**** Raw records

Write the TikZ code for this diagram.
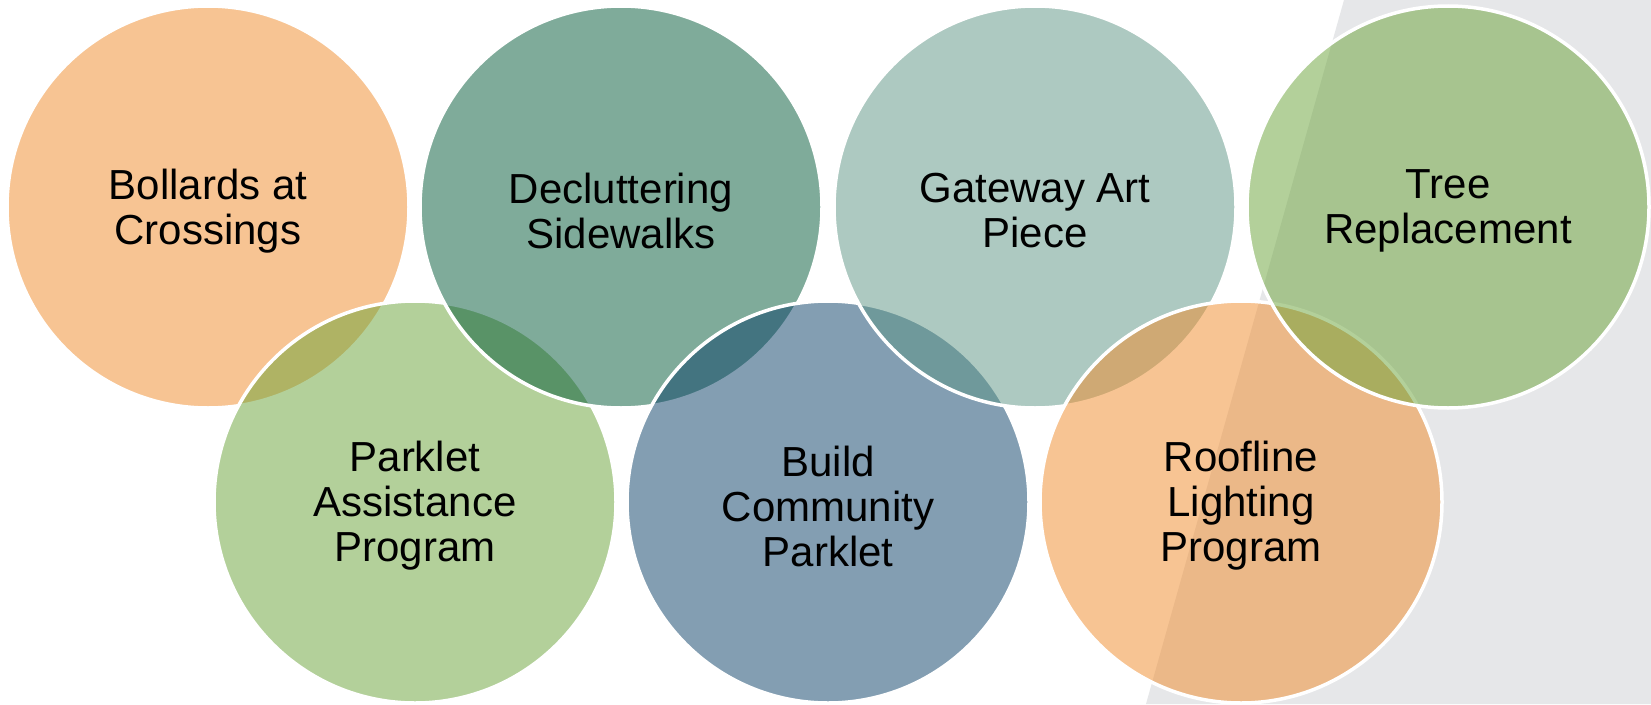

********
**** Raw records

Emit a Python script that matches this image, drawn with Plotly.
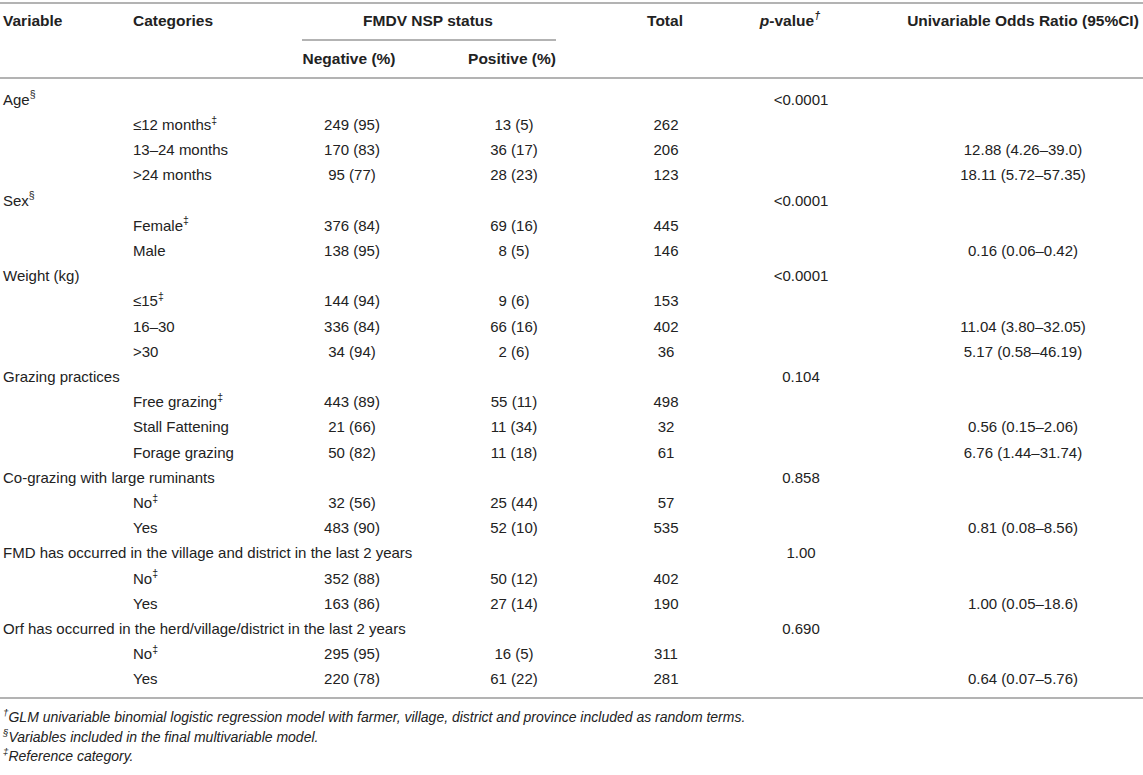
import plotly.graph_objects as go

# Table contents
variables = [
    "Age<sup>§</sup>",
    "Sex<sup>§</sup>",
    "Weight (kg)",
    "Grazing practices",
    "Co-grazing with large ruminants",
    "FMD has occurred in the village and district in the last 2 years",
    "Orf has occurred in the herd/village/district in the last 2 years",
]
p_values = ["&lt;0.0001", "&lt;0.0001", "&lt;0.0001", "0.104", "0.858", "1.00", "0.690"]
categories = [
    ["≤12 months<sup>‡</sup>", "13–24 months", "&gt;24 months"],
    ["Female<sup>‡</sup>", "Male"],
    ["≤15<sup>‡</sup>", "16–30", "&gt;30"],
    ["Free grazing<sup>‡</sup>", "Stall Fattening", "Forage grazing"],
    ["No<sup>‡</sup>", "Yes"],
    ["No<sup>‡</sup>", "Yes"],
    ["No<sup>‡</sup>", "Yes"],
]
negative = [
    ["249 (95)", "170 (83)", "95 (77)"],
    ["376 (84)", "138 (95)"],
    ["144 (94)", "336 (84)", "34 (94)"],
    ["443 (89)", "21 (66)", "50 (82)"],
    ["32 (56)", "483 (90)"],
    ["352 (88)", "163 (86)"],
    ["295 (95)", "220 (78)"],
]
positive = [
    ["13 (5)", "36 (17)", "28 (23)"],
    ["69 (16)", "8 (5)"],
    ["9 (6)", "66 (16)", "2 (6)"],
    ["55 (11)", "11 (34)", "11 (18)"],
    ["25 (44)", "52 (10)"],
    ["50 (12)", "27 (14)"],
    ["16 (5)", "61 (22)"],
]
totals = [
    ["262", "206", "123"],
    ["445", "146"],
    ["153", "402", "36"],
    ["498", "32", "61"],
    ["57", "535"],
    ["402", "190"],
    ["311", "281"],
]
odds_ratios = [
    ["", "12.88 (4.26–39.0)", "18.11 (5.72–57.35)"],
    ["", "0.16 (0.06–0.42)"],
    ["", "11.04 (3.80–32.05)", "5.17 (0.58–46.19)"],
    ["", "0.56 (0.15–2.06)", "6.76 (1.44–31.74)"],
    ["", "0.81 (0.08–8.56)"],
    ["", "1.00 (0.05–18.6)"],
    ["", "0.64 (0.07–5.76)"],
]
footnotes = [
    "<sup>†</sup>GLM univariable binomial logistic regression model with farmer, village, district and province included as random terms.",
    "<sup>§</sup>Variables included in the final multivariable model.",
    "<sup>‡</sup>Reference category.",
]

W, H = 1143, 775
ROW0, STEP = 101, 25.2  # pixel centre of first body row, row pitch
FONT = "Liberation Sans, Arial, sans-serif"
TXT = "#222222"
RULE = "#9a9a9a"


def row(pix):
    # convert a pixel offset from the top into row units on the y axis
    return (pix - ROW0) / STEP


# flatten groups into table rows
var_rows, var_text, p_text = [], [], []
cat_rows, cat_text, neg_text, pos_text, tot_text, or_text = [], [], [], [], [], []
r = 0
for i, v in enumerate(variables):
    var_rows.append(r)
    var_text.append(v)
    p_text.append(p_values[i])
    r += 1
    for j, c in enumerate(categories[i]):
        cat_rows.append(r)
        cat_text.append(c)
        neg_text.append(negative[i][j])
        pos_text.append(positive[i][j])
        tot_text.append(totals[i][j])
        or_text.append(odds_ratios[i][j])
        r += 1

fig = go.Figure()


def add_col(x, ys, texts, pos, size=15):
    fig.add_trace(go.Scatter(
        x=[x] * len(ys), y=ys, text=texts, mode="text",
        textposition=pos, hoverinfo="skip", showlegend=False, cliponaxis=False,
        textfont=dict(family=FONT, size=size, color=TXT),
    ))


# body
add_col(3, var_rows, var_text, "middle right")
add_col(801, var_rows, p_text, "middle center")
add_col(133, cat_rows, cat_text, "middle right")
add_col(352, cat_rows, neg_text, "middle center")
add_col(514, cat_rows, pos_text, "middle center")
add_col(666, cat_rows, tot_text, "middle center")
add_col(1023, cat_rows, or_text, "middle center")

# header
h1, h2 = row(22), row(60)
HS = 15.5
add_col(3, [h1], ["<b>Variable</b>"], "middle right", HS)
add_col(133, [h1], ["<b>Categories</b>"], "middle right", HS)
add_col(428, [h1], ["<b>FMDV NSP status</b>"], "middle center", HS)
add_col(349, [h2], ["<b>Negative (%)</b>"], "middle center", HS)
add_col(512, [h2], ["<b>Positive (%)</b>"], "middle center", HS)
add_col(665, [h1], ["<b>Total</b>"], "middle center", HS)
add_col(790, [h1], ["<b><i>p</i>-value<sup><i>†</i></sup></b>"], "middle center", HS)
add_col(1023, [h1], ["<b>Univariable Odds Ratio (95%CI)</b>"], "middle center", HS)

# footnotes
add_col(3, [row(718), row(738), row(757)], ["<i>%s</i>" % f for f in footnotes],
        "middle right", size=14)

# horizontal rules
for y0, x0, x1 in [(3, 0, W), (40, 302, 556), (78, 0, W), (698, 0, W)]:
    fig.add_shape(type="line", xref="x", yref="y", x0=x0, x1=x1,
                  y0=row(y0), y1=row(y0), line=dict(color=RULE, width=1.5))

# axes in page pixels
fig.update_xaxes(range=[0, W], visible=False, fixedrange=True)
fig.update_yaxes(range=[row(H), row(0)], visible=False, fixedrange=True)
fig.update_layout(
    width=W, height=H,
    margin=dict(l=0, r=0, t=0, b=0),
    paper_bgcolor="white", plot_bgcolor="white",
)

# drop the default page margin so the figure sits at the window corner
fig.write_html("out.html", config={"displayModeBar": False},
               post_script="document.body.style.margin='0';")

********
**** Raw records

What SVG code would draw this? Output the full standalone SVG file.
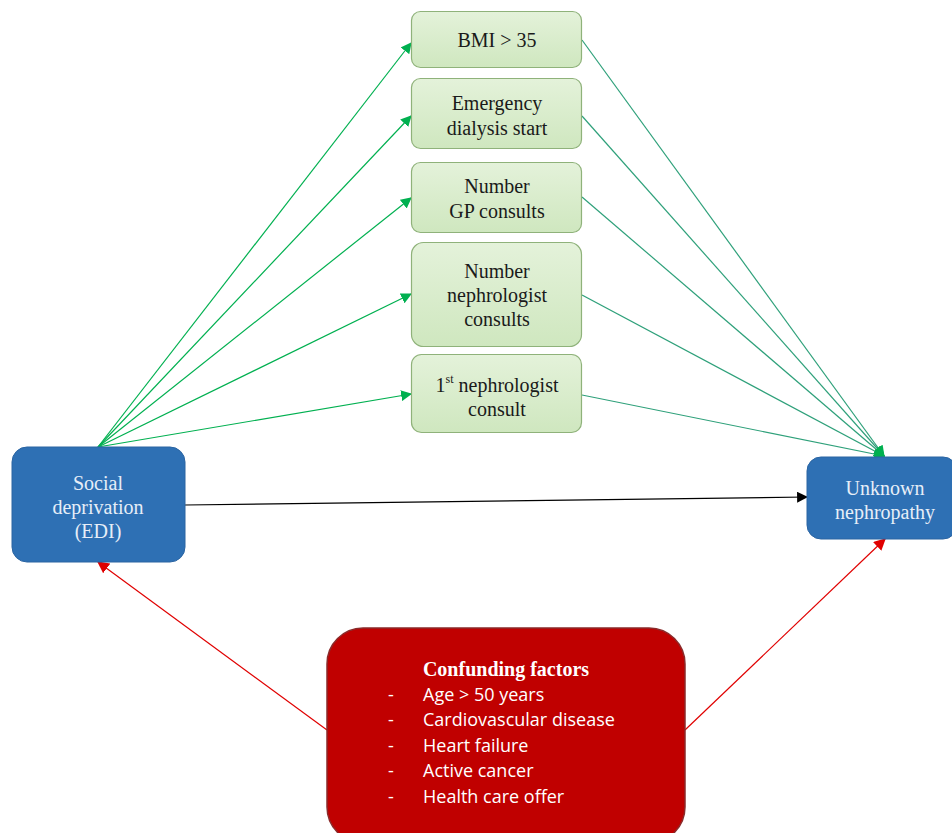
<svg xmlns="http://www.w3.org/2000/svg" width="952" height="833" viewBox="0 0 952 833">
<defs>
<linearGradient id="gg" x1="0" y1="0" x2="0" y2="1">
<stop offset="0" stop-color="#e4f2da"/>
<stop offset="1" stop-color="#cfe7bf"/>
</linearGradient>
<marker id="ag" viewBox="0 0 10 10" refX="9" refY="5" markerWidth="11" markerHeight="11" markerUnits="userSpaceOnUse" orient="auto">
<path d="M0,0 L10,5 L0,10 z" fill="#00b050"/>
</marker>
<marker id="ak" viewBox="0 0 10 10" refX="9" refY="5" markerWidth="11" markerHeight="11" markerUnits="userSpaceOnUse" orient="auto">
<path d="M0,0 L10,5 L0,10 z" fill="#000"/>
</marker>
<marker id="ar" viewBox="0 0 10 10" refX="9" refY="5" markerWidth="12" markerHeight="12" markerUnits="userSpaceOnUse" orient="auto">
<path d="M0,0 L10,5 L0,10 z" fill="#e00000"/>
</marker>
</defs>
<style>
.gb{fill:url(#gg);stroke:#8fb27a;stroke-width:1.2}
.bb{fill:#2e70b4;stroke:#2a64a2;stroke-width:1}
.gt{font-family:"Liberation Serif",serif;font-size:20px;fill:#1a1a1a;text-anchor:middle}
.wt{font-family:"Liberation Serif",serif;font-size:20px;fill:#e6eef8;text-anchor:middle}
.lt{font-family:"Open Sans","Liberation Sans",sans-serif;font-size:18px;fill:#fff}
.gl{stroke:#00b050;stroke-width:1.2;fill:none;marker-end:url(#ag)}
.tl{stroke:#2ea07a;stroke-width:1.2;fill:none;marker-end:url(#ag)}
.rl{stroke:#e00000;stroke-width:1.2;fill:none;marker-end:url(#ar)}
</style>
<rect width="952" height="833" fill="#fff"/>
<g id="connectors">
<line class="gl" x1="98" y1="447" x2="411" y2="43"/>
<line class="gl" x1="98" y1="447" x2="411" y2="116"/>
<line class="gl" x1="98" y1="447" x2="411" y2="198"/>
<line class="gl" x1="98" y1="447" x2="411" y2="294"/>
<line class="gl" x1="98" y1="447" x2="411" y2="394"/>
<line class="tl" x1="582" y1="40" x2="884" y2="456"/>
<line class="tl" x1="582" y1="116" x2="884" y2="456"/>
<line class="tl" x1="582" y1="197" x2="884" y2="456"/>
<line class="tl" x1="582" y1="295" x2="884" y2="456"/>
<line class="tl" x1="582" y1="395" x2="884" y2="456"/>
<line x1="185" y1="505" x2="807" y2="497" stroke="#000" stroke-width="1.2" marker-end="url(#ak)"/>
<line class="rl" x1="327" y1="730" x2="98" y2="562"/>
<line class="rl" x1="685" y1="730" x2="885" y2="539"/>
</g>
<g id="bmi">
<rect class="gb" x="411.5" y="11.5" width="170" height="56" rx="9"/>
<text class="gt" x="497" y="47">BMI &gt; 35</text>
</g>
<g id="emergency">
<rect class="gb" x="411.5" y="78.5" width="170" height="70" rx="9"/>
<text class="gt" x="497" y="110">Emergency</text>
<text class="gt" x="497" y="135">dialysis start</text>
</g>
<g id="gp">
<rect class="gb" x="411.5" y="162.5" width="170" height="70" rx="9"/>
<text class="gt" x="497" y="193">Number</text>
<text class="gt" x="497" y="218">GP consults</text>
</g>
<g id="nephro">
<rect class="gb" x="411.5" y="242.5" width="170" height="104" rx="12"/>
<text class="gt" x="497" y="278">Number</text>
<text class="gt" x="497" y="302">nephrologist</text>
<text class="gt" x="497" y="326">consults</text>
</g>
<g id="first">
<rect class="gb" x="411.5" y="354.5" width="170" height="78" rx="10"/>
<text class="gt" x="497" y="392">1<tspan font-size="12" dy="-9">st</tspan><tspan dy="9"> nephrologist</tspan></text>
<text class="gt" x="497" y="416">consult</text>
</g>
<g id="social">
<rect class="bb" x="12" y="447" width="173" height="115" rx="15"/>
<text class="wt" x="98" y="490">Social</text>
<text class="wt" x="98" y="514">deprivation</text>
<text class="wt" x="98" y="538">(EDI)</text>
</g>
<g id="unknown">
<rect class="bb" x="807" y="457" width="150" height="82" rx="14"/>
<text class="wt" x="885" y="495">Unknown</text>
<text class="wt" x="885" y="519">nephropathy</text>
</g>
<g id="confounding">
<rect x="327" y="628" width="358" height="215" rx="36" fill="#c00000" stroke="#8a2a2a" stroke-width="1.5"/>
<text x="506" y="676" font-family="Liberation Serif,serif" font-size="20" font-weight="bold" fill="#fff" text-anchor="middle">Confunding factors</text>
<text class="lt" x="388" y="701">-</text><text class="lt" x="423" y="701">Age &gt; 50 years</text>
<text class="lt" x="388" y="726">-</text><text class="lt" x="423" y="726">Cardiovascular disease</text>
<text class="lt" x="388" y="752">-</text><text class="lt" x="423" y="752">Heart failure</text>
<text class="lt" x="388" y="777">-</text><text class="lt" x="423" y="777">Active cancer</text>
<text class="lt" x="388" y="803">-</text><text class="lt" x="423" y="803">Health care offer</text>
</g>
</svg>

********

» **What to produce**
Show the lines that mention the word "code".

» **Solution to this task**
Write the TikZ code for this diagram.
What SVG code would draw this? Output the full standalone SVG file.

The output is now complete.